* Given data:
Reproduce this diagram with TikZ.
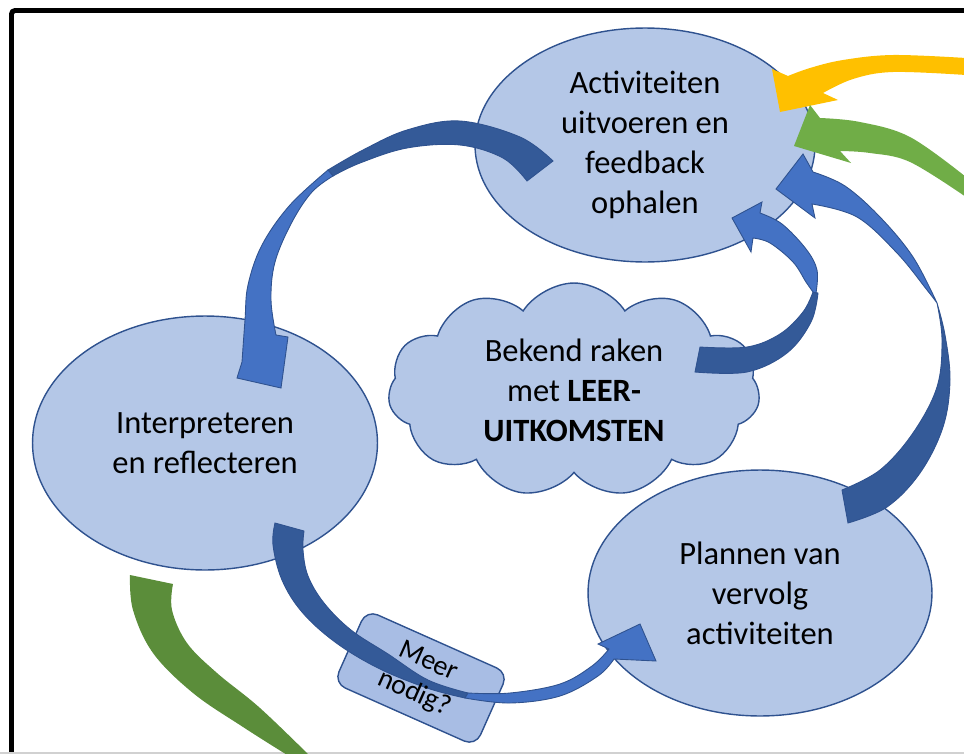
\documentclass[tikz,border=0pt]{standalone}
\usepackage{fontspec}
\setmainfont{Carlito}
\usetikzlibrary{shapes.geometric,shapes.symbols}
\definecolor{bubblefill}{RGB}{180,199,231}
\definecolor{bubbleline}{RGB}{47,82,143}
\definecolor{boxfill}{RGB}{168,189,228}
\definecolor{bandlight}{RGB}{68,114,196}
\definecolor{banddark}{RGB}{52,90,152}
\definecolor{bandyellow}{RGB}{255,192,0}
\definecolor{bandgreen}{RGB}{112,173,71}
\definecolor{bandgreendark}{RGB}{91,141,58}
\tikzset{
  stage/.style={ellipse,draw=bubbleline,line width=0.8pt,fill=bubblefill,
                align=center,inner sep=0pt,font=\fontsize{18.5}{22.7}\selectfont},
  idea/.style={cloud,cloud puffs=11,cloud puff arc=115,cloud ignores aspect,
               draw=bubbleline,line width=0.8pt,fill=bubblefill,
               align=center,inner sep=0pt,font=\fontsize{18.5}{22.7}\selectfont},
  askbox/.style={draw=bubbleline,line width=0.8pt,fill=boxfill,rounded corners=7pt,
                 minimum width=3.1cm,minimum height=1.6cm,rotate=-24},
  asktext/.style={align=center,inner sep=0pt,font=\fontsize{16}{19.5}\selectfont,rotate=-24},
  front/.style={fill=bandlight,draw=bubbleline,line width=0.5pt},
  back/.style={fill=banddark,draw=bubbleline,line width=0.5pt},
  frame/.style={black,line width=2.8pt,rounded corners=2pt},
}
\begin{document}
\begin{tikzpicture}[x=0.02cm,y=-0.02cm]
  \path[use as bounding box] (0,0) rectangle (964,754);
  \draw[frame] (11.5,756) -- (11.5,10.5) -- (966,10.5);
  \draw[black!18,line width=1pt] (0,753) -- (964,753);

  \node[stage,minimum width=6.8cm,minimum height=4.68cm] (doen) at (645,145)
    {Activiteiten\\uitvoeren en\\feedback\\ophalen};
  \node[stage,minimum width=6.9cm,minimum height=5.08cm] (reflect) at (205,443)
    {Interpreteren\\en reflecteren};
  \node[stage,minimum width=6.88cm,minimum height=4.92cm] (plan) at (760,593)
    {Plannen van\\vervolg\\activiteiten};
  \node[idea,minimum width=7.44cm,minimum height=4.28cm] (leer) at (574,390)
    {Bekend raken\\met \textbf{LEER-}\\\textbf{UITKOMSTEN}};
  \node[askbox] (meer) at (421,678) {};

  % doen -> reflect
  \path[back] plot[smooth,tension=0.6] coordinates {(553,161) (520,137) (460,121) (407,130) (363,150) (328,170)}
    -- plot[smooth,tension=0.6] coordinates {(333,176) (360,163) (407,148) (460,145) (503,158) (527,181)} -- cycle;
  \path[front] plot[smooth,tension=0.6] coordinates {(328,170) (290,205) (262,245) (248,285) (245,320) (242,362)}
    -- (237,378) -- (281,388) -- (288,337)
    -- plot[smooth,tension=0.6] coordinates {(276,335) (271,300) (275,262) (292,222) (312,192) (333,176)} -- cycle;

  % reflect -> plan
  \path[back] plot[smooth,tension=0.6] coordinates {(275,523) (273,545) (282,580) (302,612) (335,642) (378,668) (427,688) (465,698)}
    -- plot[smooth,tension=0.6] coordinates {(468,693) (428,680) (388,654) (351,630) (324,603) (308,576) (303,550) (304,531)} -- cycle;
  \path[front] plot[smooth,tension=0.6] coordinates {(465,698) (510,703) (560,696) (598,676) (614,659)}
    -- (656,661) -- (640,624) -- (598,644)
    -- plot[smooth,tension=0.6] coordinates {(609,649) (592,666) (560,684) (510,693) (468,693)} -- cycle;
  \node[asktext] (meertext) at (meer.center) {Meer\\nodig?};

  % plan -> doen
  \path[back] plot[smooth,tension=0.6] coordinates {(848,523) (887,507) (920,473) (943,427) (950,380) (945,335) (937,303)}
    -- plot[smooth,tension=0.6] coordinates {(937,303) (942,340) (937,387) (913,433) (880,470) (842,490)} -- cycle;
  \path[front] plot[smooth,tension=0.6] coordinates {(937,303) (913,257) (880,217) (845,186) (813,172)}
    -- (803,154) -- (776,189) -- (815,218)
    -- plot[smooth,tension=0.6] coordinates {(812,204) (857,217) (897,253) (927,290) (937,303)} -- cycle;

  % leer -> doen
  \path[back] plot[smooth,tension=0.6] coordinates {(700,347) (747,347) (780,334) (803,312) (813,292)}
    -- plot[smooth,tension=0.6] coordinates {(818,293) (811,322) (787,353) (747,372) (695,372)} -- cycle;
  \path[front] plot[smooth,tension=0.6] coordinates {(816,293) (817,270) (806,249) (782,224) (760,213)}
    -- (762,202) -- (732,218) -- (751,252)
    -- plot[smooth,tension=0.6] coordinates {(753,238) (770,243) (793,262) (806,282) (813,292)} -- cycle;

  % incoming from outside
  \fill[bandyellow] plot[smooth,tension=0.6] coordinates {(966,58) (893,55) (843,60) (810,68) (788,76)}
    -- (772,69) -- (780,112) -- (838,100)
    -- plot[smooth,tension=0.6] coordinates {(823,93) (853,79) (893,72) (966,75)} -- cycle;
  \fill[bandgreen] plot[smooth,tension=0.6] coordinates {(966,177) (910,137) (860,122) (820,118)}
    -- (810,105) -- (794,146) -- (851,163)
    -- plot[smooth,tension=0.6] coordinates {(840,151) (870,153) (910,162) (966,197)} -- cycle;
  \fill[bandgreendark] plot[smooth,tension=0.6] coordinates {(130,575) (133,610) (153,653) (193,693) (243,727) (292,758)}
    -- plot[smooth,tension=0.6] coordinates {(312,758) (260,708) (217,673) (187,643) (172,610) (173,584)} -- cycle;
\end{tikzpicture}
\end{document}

* What you should do: Return the listing above unchanged, apart from dropping its pictures.

* Exercise response:
Reproduce this diagram with TikZ.
\documentclass[tikz,border=0pt]{standalone}
\usepackage{fontspec}
\setmainfont{Carlito}
\usetikzlibrary{shapes.geometric,shapes.symbols}
\definecolor{bubblefill}{RGB}{180,199,231}
\definecolor{bubbleline}{RGB}{47,82,143}
\definecolor{boxfill}{RGB}{168,189,228}
\definecolor{bandlight}{RGB}{68,114,196}
\definecolor{banddark}{RGB}{52,90,152}
\definecolor{bandyellow}{RGB}{255,192,0}
\definecolor{bandgreen}{RGB}{112,173,71}
\definecolor{bandgreendark}{RGB}{91,141,58}
\tikzset{
  stage/.style={ellipse,draw=bubbleline,line width=0.8pt,fill=bubblefill,
                align=center,inner sep=0pt,font=\fontsize{18.5}{22.7}\selectfont},
  idea/.style={cloud,cloud puffs=11,cloud puff arc=115,cloud ignores aspect,
               draw=bubbleline,line width=0.8pt,fill=bubblefill,
               align=center,inner sep=0pt,font=\fontsize{18.5}{22.7}\selectfont},
  askbox/.style={draw=bubbleline,line width=0.8pt,fill=boxfill,rounded corners=7pt,
                 minimum width=3.1cm,minimum height=1.6cm,rotate=-24},
  asktext/.style={align=center,inner sep=0pt,font=\fontsize{16}{19.5}\selectfont,rotate=-24},
  front/.style={fill=bandlight,draw=bubbleline,line width=0.5pt},
  back/.style={fill=banddark,draw=bubbleline,line width=0.5pt},
  frame/.style={black,line width=2.8pt,rounded corners=2pt},
}
\begin{document}
\begin{tikzpicture}[x=0.02cm,y=-0.02cm]
  \path[use as bounding box] (0,0) rectangle (964,754);
  \draw[frame] (11.5,756) -- (11.5,10.5) -- (966,10.5);
  \draw[black!18,line width=1pt] (0,753) -- (964,753);

  \node[stage,minimum width=6.8cm,minimum height=4.68cm] (doen) at (645,145)
    {Activiteiten\\uitvoeren en\\feedback\\ophalen};
  \node[stage,minimum width=6.9cm,minimum height=5.08cm] (reflect) at (205,443)
    {Interpreteren\\en reflecteren};
  \node[stage,minimum width=6.88cm,minimum height=4.92cm] (plan) at (760,593)
    {Plannen van\\vervolg\\activiteiten};
  \node[idea,minimum width=7.44cm,minimum height=4.28cm] (leer) at (574,390)
    {Bekend raken\\met \textbf{LEER-}\\\textbf{UITKOMSTEN}};
  \node[askbox] (meer) at (421,678) {};

  % doen -> reflect
  \path[back] plot[smooth,tension=0.6] coordinates {(553,161) (520,137) (460,121) (407,130) (363,150) (328,170)}
    -- plot[smooth,tension=0.6] coordinates {(333,176) (360,163) (407,148) (460,145) (503,158) (527,181)} -- cycle;
  \path[front] plot[smooth,tension=0.6] coordinates {(328,170) (290,205) (262,245) (248,285) (245,320) (242,362)}
    -- (237,378) -- (281,388) -- (288,337)
    -- plot[smooth,tension=0.6] coordinates {(276,335) (271,300) (275,262) (292,222) (312,192) (333,176)} -- cycle;

  % reflect -> plan
  \path[back] plot[smooth,tension=0.6] coordinates {(275,523) (273,545) (282,580) (302,612) (335,642) (378,668) (427,688) (465,698)}
    -- plot[smooth,tension=0.6] coordinates {(468,693) (428,680) (388,654) (351,630) (324,603) (308,576) (303,550) (304,531)} -- cycle;
  \path[front] plot[smooth,tension=0.6] coordinates {(465,698) (510,703) (560,696) (598,676) (614,659)}
    -- (656,661) -- (640,624) -- (598,644)
    -- plot[smooth,tension=0.6] coordinates {(609,649) (592,666) (560,684) (510,693) (468,693)} -- cycle;
  \node[asktext] (meertext) at (meer.center) {Meer\\nodig?};

  % plan -> doen
  \path[back] plot[smooth,tension=0.6] coordinates {(848,523) (887,507) (920,473) (943,427) (950,380) (945,335) (937,303)}
    -- plot[smooth,tension=0.6] coordinates {(937,303) (942,340) (937,387) (913,433) (880,470) (842,490)} -- cycle;
  \path[front] plot[smooth,tension=0.6] coordinates {(937,303) (913,257) (880,217) (845,186) (813,172)}
    -- (803,154) -- (776,189) -- (815,218)
    -- plot[smooth,tension=0.6] coordinates {(812,204) (857,217) (897,253) (927,290) (937,303)} -- cycle;

  % leer -> doen
  \path[back] plot[smooth,tension=0.6] coordinates {(700,347) (747,347) (780,334) (803,312) (813,292)}
    -- plot[smooth,tension=0.6] coordinates {(818,293) (811,322) (787,353) (747,372) (695,372)} -- cycle;
  \path[front] plot[smooth,tension=0.6] coordinates {(816,293) (817,270) (806,249) (782,224) (760,213)}
    -- (762,202) -- (732,218) -- (751,252)
    -- plot[smooth,tension=0.6] coordinates {(753,238) (770,243) (793,262) (806,282) (813,292)} -- cycle;

  % incoming from outside
  \fill[bandyellow] plot[smooth,tension=0.6] coordinates {(966,58) (893,55) (843,60) (810,68) (788,76)}
    -- (772,69) -- (780,112) -- (838,100)
    -- plot[smooth,tension=0.6] coordinates {(823,93) (853,79) (893,72) (966,75)} -- cycle;
  \fill[bandgreen] plot[smooth,tension=0.6] coordinates {(966,177) (910,137) (860,122) (820,118)}
    -- (810,105) -- (794,146) -- (851,163)
    -- plot[smooth,tension=0.6] coordinates {(840,151) (870,153) (910,162) (966,197)} -- cycle;
  \fill[bandgreendark] plot[smooth,tension=0.6] coordinates {(130,575) (133,610) (153,653) (193,693) (243,727) (292,758)}
    -- plot[smooth,tension=0.6] coordinates {(312,758) (260,708) (217,673) (187,643) (172,610) (173,584)} -- cycle;
\end{tikzpicture}
\end{document}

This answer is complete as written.